20 lug 2017 – No, non state leggendo un articolo della settimana scorsa e nemmeno siamo ubriachi. Lo diciamo davvero: e se Aru si vestisse di giallo sull’Izoard?
Già, ieri le sue gambe ci hanno detto altro in apparenza, ma ci sono dei segnali che pure vanno colti.
Quando è passato a 20 secondi sul Galibier, ancora lontano dall’arrivo e con tante discesa e strada da pedalare avevamo temuto nel tracollo. Se si è staccato in salita, cosa succederà nell’ultimo tratto dove è rimasto quasi da solo? Quei venti secondi potevano diventare un minuto e più. Davanti si davano cambi regolari e c’era il meglio della classifica generale. Corridori forti anche a cronometro oltre che in discesa.
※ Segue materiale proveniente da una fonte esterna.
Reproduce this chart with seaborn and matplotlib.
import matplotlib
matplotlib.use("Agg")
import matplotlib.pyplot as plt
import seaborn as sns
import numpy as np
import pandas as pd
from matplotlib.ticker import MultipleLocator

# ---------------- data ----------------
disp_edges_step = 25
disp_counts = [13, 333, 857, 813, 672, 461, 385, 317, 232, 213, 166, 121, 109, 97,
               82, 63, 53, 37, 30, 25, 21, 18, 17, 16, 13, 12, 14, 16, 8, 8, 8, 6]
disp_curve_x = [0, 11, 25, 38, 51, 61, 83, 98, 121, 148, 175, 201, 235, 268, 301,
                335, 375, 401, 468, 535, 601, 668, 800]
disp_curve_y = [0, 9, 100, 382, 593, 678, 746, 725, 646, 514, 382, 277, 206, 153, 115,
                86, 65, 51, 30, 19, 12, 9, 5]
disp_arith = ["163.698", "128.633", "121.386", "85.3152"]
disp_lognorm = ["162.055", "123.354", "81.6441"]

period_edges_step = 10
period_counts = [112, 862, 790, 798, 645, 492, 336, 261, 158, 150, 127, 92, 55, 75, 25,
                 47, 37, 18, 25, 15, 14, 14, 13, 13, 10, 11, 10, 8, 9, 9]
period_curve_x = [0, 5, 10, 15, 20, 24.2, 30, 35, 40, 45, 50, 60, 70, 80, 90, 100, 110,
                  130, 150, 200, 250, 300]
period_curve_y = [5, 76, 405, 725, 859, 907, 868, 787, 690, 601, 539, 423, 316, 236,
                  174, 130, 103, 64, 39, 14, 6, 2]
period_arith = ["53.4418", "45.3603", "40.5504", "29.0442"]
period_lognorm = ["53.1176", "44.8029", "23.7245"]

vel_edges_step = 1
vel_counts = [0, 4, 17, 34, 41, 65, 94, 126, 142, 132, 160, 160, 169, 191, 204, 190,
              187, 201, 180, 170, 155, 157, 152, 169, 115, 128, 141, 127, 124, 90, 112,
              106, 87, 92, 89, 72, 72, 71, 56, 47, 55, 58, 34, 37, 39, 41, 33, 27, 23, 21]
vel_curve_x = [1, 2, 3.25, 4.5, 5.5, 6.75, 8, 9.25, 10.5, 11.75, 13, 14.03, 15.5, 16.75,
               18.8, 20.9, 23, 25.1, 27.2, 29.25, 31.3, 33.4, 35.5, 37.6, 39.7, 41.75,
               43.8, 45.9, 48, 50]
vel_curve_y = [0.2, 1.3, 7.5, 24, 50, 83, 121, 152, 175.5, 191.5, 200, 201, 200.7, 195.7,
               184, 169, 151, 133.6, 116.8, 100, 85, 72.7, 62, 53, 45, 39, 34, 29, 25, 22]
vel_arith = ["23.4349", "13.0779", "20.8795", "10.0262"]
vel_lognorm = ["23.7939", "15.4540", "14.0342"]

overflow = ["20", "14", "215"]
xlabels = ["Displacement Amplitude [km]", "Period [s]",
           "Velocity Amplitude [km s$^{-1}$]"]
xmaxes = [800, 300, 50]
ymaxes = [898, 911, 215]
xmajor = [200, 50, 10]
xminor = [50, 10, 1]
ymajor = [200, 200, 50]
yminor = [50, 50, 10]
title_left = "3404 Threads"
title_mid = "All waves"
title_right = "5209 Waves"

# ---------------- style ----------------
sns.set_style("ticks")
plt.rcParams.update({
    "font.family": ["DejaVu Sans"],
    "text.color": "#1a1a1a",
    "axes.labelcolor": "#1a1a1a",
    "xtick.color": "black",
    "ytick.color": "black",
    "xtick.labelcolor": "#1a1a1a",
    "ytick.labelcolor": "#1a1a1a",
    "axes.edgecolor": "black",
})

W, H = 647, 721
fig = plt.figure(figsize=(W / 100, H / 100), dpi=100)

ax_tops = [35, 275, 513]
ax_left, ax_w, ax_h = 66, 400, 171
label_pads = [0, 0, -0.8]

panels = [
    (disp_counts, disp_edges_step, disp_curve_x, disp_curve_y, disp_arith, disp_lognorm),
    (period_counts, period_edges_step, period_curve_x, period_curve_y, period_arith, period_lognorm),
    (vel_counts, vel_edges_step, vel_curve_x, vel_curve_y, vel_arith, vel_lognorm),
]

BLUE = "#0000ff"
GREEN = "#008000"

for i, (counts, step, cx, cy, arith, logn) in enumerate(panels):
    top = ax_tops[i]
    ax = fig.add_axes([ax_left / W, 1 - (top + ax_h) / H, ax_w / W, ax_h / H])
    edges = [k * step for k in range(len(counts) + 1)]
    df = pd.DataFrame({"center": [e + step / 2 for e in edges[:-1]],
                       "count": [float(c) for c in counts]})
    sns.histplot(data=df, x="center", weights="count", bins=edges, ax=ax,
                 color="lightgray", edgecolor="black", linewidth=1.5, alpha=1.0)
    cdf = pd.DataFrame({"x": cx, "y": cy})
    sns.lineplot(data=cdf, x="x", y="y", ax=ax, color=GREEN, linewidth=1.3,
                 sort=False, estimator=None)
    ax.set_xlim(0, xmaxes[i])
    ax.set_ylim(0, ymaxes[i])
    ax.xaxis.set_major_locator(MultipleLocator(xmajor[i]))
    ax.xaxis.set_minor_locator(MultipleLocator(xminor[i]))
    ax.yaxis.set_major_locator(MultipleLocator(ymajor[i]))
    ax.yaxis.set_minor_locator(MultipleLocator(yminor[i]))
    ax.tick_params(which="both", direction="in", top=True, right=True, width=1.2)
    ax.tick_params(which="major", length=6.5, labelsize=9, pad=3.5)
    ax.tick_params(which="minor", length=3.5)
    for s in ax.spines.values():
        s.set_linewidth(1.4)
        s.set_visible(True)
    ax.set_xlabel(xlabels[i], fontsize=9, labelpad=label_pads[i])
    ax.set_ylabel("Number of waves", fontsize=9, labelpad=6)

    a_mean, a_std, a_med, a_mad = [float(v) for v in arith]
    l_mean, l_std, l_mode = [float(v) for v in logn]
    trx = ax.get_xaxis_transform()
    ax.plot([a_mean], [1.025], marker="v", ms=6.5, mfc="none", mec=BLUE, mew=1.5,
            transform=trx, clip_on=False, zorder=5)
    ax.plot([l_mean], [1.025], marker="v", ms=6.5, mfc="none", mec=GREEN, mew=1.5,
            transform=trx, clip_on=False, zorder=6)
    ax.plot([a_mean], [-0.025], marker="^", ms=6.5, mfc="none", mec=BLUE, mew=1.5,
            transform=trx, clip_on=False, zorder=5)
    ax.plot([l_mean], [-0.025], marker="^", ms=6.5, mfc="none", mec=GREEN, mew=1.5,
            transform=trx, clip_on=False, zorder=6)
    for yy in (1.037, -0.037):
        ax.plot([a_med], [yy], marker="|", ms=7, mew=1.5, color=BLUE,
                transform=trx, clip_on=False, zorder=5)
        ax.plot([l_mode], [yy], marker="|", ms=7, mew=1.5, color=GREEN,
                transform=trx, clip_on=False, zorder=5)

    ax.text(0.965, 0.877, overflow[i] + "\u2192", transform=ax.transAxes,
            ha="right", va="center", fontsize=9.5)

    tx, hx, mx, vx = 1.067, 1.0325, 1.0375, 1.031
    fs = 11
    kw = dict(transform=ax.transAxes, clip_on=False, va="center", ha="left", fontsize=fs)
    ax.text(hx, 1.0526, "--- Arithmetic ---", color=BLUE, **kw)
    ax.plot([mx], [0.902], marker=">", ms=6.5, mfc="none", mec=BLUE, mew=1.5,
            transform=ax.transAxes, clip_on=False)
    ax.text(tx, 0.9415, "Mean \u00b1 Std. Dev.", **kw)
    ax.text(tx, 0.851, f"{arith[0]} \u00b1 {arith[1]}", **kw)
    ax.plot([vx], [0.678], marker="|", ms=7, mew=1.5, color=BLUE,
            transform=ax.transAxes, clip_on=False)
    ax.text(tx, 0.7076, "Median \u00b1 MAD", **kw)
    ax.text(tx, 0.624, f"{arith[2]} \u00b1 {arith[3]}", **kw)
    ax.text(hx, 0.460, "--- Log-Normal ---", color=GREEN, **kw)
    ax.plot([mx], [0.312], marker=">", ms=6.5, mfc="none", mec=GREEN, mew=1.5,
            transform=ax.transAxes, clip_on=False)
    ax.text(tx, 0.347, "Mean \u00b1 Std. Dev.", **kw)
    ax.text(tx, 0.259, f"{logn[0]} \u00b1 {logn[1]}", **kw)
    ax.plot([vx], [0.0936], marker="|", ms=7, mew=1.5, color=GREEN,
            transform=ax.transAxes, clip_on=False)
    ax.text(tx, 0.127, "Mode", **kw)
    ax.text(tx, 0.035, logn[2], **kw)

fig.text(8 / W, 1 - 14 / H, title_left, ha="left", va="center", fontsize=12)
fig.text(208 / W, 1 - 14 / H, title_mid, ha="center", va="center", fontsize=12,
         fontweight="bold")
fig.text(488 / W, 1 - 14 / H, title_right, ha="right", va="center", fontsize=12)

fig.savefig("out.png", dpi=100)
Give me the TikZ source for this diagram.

Dietro, Aru ha potuto sfruttare pochi cambi di quelli rimasti con lui. Abbiamo visto che spesso e volentieri era lui a tirare e a dare la spinta maggiore per non naufragare. Ci sarà stata tantissima volontà, senza dubbio (e non dimentichiamo cosa possa fare la volontà), ma c’è stata una forza che evidentemente Aru ha recuperato. Non erano certo le gambe di uno in crisi, quelle, se in quasi trenta chilometri ha perso solo 10 secondi – e praticamente da solo – rispetto ai migliori.
Passato il momento di crisi, allora, c’è davanti una tappa decisiva. Con un arrivo in salita dove vale davvero la pena di attaccare e non c’è squadra avversaria che tenga. Oggi attaccherà Bardet, lo deve ai suoi (e ha pure una buona squadra a supportarlo), attaccheranno anche altri, chissà. Potrebbe attaccare Aru. La testa c’è e le forze – scommettiamo? – pure.
Altrimenti sarà rimasto comunque un bel sogno da cui il nostro avrà imparato tanto.